## TO BE DONE:
Exactly reproduce the lines that run from the one containing "Convert this chart to matplotlib code." through the one containing "colors=cores, startangle=90, counterclock=False)", ends included, with no pictures.
**********
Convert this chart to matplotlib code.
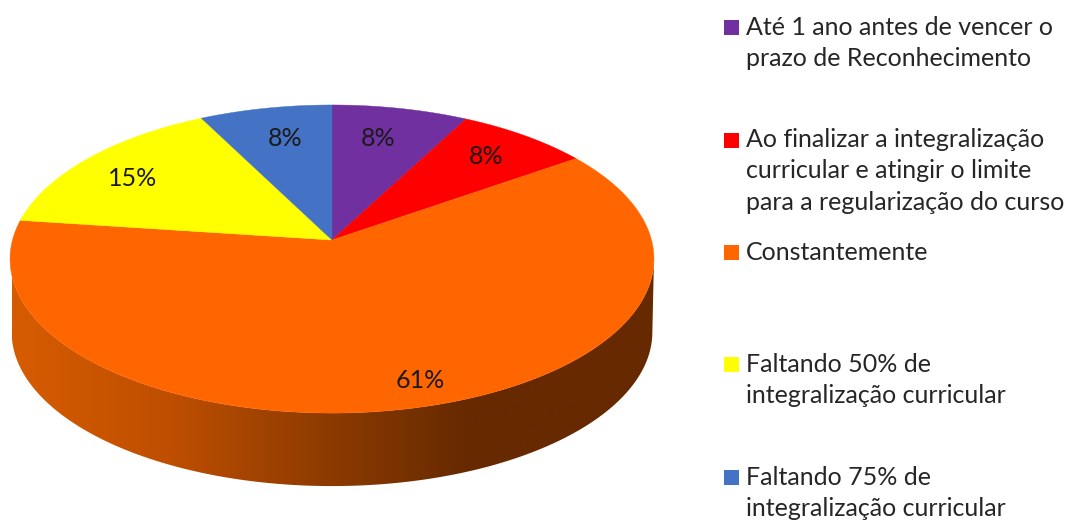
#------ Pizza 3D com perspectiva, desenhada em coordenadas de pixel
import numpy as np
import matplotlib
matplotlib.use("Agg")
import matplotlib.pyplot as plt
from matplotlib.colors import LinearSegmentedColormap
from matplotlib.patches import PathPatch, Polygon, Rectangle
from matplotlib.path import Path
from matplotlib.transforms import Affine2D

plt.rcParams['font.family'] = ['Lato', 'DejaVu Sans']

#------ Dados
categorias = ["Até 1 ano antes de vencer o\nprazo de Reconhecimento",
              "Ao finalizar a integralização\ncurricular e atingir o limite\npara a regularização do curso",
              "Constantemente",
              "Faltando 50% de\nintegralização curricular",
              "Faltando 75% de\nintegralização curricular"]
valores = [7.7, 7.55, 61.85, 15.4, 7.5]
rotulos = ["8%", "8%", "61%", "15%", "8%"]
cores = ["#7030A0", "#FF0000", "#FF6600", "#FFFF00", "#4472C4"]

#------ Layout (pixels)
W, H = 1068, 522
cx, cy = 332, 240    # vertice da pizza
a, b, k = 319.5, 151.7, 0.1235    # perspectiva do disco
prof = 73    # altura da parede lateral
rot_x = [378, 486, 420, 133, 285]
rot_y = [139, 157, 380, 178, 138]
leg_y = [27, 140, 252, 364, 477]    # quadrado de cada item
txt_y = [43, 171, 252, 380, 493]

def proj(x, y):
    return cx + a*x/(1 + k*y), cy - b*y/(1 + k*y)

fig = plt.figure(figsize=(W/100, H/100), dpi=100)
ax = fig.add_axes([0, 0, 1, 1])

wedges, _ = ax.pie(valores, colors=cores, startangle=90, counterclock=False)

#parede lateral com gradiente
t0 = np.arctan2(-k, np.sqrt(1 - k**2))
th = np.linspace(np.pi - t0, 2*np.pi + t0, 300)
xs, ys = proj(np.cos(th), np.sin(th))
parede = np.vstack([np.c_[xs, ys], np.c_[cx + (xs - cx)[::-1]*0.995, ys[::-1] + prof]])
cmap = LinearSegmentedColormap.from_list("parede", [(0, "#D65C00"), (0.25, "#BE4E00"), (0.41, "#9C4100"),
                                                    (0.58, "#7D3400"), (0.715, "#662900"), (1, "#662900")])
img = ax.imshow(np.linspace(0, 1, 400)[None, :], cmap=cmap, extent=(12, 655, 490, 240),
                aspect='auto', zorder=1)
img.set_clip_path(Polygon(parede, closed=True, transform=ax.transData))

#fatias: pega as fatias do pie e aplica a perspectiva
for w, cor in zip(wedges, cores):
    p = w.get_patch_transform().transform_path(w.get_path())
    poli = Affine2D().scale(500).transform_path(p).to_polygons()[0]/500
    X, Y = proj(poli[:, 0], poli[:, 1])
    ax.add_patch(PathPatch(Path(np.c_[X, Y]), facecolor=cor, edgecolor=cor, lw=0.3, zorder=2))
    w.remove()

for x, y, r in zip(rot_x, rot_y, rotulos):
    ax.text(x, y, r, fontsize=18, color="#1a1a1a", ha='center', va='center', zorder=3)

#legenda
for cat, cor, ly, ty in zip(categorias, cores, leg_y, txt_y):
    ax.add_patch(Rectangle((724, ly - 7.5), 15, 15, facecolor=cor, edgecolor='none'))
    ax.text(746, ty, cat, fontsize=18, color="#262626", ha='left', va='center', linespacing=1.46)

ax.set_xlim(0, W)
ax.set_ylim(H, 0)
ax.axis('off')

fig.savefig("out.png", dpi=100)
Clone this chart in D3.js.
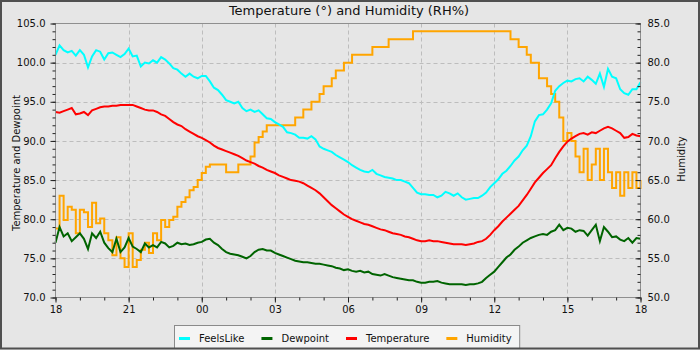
**********
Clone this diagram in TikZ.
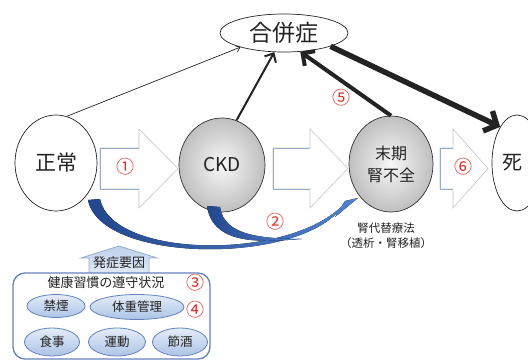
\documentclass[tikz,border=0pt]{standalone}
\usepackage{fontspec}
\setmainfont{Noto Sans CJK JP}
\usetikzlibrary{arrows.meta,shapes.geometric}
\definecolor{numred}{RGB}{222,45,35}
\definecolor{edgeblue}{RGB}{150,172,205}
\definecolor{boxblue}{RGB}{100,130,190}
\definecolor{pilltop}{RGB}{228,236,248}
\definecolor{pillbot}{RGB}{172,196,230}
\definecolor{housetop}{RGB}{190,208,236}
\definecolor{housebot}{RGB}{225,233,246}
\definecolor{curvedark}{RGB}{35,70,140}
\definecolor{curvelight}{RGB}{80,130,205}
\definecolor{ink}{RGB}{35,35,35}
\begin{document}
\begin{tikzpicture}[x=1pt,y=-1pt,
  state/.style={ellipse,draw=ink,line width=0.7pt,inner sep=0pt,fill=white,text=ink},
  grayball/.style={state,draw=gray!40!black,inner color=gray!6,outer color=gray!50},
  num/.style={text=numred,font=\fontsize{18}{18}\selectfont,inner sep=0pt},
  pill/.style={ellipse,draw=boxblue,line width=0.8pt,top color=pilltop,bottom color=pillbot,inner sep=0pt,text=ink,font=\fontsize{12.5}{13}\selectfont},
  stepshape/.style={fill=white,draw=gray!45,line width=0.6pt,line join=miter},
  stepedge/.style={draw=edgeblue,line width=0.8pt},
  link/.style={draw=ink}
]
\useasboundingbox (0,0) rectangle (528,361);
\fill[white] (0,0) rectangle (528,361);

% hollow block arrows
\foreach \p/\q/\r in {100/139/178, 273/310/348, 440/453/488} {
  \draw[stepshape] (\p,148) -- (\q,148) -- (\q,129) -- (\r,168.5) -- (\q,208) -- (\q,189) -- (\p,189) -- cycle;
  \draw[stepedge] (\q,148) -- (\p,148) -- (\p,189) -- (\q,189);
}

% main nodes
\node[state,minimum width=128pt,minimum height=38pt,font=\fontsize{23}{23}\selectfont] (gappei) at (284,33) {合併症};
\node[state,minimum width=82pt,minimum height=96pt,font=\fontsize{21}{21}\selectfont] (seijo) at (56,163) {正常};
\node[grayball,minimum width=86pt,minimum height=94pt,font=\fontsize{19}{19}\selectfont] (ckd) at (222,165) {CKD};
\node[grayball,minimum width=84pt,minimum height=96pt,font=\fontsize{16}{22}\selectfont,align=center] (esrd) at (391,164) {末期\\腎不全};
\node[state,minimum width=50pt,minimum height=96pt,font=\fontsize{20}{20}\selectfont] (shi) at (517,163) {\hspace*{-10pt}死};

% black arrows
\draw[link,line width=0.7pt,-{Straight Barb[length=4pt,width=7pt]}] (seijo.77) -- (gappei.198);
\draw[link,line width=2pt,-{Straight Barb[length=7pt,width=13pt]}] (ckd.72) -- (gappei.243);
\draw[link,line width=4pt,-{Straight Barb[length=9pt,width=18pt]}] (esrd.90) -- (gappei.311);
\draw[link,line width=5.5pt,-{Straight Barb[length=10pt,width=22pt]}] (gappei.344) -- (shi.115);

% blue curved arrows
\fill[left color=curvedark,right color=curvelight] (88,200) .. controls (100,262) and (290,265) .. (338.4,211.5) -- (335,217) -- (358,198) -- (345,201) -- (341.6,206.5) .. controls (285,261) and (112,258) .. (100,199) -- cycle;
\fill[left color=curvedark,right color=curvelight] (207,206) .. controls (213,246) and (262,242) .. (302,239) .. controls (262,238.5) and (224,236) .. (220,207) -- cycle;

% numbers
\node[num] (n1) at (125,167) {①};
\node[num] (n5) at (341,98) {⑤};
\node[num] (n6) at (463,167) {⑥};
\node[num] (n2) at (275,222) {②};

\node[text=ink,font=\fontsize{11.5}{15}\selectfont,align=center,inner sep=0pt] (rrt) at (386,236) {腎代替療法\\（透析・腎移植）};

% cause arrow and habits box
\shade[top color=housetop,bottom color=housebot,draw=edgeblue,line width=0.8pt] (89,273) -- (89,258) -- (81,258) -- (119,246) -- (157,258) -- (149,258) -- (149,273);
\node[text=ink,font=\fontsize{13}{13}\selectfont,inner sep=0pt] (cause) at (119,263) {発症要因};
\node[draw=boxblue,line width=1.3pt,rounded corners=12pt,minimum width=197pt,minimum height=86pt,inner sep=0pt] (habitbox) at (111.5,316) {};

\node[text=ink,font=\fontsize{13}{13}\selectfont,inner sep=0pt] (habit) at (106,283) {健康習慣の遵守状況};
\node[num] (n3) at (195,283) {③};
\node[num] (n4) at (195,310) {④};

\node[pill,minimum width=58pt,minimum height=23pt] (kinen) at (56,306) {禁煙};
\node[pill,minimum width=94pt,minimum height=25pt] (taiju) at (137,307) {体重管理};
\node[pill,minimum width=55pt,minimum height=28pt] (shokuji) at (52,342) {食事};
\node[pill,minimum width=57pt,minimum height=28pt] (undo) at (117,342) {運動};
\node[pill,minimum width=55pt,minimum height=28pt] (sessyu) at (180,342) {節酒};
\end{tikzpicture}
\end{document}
**********
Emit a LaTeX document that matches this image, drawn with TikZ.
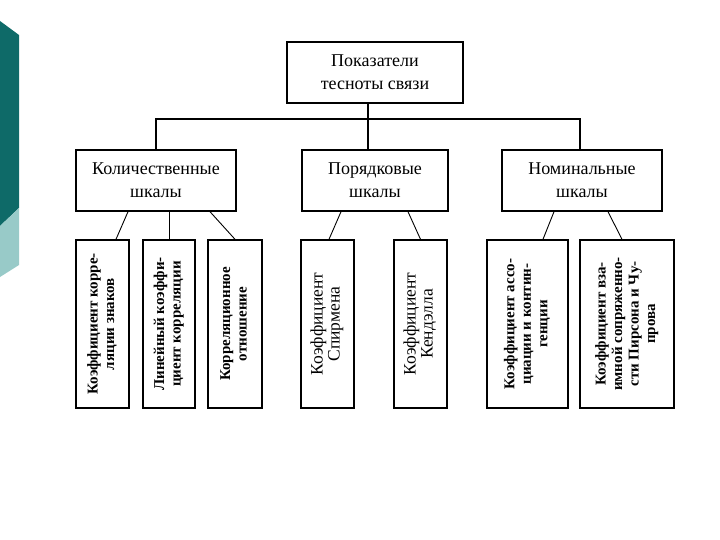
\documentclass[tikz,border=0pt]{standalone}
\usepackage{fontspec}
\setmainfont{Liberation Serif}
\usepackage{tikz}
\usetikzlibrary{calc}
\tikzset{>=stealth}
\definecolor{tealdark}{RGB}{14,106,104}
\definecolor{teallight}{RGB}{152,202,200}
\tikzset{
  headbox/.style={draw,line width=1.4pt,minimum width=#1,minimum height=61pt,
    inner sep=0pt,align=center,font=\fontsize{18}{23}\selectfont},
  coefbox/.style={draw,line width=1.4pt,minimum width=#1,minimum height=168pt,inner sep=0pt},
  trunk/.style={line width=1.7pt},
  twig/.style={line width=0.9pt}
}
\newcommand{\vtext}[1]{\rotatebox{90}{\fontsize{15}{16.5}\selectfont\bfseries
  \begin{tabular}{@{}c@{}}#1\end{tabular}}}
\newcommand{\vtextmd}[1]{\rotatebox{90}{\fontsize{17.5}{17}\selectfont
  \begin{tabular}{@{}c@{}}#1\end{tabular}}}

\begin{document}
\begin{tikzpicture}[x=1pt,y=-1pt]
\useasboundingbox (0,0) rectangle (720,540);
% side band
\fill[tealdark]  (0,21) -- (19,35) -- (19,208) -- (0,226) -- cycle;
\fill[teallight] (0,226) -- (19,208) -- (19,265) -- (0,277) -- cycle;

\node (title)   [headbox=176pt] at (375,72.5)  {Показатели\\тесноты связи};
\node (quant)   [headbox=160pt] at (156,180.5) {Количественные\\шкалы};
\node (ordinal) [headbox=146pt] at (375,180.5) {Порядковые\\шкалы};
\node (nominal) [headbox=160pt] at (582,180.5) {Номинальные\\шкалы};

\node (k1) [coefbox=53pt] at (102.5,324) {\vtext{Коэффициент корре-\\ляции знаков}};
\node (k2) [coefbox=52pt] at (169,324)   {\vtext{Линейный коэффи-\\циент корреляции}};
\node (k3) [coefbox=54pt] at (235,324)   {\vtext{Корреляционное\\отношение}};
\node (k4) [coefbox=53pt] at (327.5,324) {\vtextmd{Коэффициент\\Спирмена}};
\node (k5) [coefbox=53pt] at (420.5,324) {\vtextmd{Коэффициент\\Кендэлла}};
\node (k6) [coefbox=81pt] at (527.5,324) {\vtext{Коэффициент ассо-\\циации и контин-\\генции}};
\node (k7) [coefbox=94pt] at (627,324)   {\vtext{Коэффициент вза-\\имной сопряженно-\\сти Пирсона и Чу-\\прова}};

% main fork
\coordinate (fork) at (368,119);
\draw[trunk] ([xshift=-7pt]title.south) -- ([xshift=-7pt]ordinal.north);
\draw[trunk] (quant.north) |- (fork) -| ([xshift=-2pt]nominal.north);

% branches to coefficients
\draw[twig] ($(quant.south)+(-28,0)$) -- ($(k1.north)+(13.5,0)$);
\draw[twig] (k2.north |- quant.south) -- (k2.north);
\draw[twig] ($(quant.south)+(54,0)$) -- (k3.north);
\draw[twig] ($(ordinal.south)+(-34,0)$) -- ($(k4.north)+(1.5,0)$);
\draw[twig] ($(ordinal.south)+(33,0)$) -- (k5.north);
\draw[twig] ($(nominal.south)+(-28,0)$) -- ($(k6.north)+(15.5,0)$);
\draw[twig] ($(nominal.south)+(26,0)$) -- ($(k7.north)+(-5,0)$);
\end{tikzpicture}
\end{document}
**********
## FINAL RESULT:
Convert this chart to matplotlib code.
#------ Pizza 3D com perspectiva, desenhada em coordenadas de pixel
import numpy as np
import matplotlib
matplotlib.use("Agg")
import matplotlib.pyplot as plt
from matplotlib.colors import LinearSegmentedColormap
from matplotlib.patches import PathPatch, Polygon, Rectangle
from matplotlib.path import Path
from matplotlib.transforms import Affine2D

plt.rcParams['font.family'] = ['Lato', 'DejaVu Sans']

#------ Dados
categorias = ["Até 1 ano antes de vencer o\nprazo de Reconhecimento",
              "Ao finalizar a integralização\ncurricular e atingir o limite\npara a regularização do curso",
              "Constantemente",
              "Faltando 50% de\nintegralização curricular",
              "Faltando 75% de\nintegralização curricular"]
valores = [7.7, 7.55, 61.85, 15.4, 7.5]
rotulos = ["8%", "8%", "61%", "15%", "8%"]
cores = ["#7030A0", "#FF0000", "#FF6600", "#FFFF00", "#4472C4"]

#------ Layout (pixels)
W, H = 1068, 522
cx, cy = 332, 240    # vertice da pizza
a, b, k = 319.5, 151.7, 0.1235    # perspectiva do disco
prof = 73    # altura da parede lateral
rot_x = [378, 486, 420, 133, 285]
rot_y = [139, 157, 380, 178, 138]
leg_y = [27, 140, 252, 364, 477]    # quadrado de cada item
txt_y = [43, 171, 252, 380, 493]

def proj(x, y):
    return cx + a*x/(1 + k*y), cy - b*y/(1 + k*y)

fig = plt.figure(figsize=(W/100, H/100), dpi=100)
ax = fig.add_axes([0, 0, 1, 1])

wedges, _ = ax.pie(valores, colors=cores, startangle=90, counterclock=False)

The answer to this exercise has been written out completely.